Таким образом, поиски «порядка» — по собственному выражению Стравинского — не означали забвения оригинальности. Просто в своей всепоглощающей страсти к сочинительству ему стало тесно в рамках индивидуализма. Примерно в то время, когда он начал ставить иконы на рояль, Стравинский признался одному журналисту: «Индивидуализм в искусстве, философии и религии влечет за собой бунт против Бога», — а он был противником этого бунта, ибо пришел к выводу, что индивидуализм, так же как и атеизм, «противоречит принципам личности в ее преклонении перед Богом» (213). Но столь высокодуховные обобщения, сколько бы их ни цитировали, не затрагивали его глубокого убеждения в том, что музыка не способна выражать чувства, в том числе и религиозные. Вспоминая вагнеровский Байройт, он горячо возражал против возведения искусства в символ веры. Вновь обретенная религиозность была лишь одной из составляющих его мышления в неоклассический период. По этой причине религиозный смысл — если таковой был — его «Симфонии псалмов» остается весьма туманным. Он написал ее в 1930 году к пятидесятилетнему юбилею Бостонского симфонического оркестра, и сам удивился — не меньше, чем его покровители, — своему решению использовать фрагменты Нового Завета. Прежде ему удалось достичь независимости — теперь он строго контролировал ее.

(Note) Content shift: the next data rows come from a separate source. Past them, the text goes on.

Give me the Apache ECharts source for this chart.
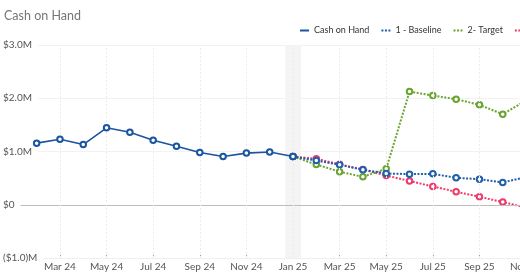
<!DOCTYPE html>
<html><head><meta charset="utf-8">
<script src="https://cdn.jsdelivr.net/npm/echarts@6/dist/echarts.min.js"></script>
<style>html,body{margin:0;padding:0;overflow:hidden;background:#fff;}#c{width:700px;height:272px;}</style>
</head><body><div id="c"></div>
<script>
const months = ['Feb 24','Mar 24','Apr 24','May 24','Jun 24','Jul 24','Aug 24','Sep 24','Oct 24','Nov 24','Dec 24','Jan 25','Feb 25','Mar 25','Apr 25','May 25','Jun 25','Jul 25','Aug 25','Sep 25','Oct 25','Nov 25','Dec 25'];
const labelMonths = ['Mar 24','May 24','Jul 24','Sep 24','Nov 24','Jan 25','Mar 25','May 25','Jul 25','Sep 25','Nov 25'];
const cashOnHand = [1.157,1.23,1.13,1.445,1.36,1.21,1.10,0.98,0.906,0.97,0.99,0.906];
const forecastStart = 'Jan 25';
const baseline = [0.906,0.83,0.75,0.657,0.587,0.575,0.58,0.506,0.48,0.418,0.52,0.49];
const target = [0.906,0.756,0.62,0.525,0.675,2.126,2.05,1.983,1.876,1.70,1.955,1.9];
const downside = [0.906,0.863,0.76,0.66,0.55,0.445,0.343,0.244,0.15,0.05,-0.05,-0.15];
const yTickValues = [-1,0,1,2,3];
const yTickLabels = ['($1.0)M','$0','$1.0M','$2.0M','$3.0M'];
const seriesNames = ['Cash on Hand','1 - Baseline','2- Target','3 - Downside'];

const fs = months.indexOf(forecastStart);
const tickIdx = labelMonths.map(m => months.indexOf(m));
const toPts = (arr, start) => arr.map((v,i) => [start + i, v]);
const dotted = 'path://M0,0h2v2h-2zM3.5,0h2v2h-2zM7,0h2v2h-2z';
const FONT = 'Lato, "Noto Sans", sans-serif';

const chart = echarts.init(document.getElementById('c'), null, {renderer:'canvas'});
const common = {type:'line', symbol:'emptyCircle', symbolSize:5.5, smooth:false, silent:true};
chart.setOption({
  animation:false,
  textStyle:{fontFamily:FONT},
  title:{text:'Cash on Hand', left:-1, top:4, textStyle:{fontSize:12.5, fontWeight:'normal', color:'#767676', fontFamily:FONT}},
  legend:{left:300, top:26, padding:0, itemWidth:9, itemHeight:2, itemGap:12,
    textStyle:{fontSize:9, color:'#333', fontFamily:FONT},
    data:[{name:seriesNames[0], icon:'rect'},{name:seriesNames[1], icon:dotted},{name:seriesNames[2], icon:dotted},{name:seriesNames[3], icon:dotted}]},
  grid:{left:15, right:132, top:45, bottom:13.7},
  xAxis:{type:'value', min:-0.8, max:22.8,
    axisLine:{show:true, onZero:false, lineStyle:{color:'#efefef'}},
    axisTick:{show:true, customValues:tickIdx, inside:true, length:3, lineStyle:{color:'#999'}},
    axisLabel:{customValues:tickIdx, formatter:v => months[v], color:'#555', fontSize:10, margin:4, fontFamily:FONT},
    splitLine:{show:false}},
  yAxis:[
    {type:'value', min:-1, max:3, interval:1, axisLabel:{show:false}, axisLine:{show:false}, axisTick:{show:false},
     splitLine:{lineStyle:{color:'#f2f2f2'}}},
    {type:'value', min:-1, max:3, interval:1, position:'left', z:5, axisLine:{show:false}, axisTick:{show:false}, splitLine:{show:false},
     axisLabel:{align:'left', margin:15, color:'#555', fontSize:10, fontFamily:FONT, backgroundColor:'#fff', padding:[1,6,1,0],
       formatter:v => yTickLabels[yTickValues.indexOf(v)]}}
  ],
  series:[
    Object.assign({}, common, {name:seriesNames[3], z:2, data:toPts(downside, fs),
      lineStyle:{color:'#ee3a6a', width:2, type:[2,1.5]}, itemStyle:{color:'#ee3a6a', borderWidth:1.3},
      markArea:{silent:true, itemStyle:{color:'#f4f4f4'}, data:[[{xAxis:fs-0.33},{xAxis:fs+0.35}]]},
      markLine:{silent:true, symbol:'none', label:{show:false},
        data:[{yAxis:0, lineStyle:{color:'#bdbdbd', width:1, type:'solid'}}].concat(tickIdx.map(i => ({xAxis:i, lineStyle:{color:'#ececec', width:1, type:[2,2]}})))}
    }),
    Object.assign({}, common, {name:seriesNames[2], z:3, data:toPts(target, fs),
      lineStyle:{color:'#6aa42f', width:2, type:[2,1.5]}, itemStyle:{color:'#6aa42f', borderWidth:1.3}}),
    Object.assign({}, common, {name:seriesNames[1], z:4, data:toPts(baseline, fs),
      lineStyle:{color:'#1f5fae', width:2, type:[2,1.5]}, itemStyle:{color:'#1f5fae', borderWidth:1.3}}),
    Object.assign({}, common, {name:seriesNames[0], z:5, data:toPts(cashOnHand, 0),
      lineStyle:{color:'#1a55a0', width:1.6, type:'solid'}, itemStyle:{color:'#1a55a0', borderWidth:1.3}})
  ]
});
</script></body></html>
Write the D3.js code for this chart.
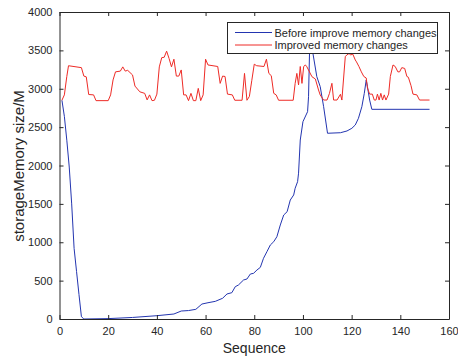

Однако вскоре потребовались поиски нового прибежища. В сентябре 1939 года вспыхнула Вторая мировая война; Германия захватила Польшу и превратила Францию, ставшую домом для семьи композитора, в весьма негостеприимный «зал ожидания» краха нацистской военной машины. Поэтому в том же самом сентябре Стравинские, которые предчувствовали грозившие им во Франции неприятности, решили обосноваться в Лос-Анджелесе, и композитор, несмотря на весь провинциализм этого города, обитал в нем вплоть до своей смерти в 1971 году. По окончании войны они с женой регулярно наезжали в Европу, чтобы развлечь ум и пополнить кошелек. Стравинский дирижировал своей старой и новой музыкой, читал лекции, пожинал лавры. После смерти Шёнберга (1951) он стал главным титаном модернистской музыки.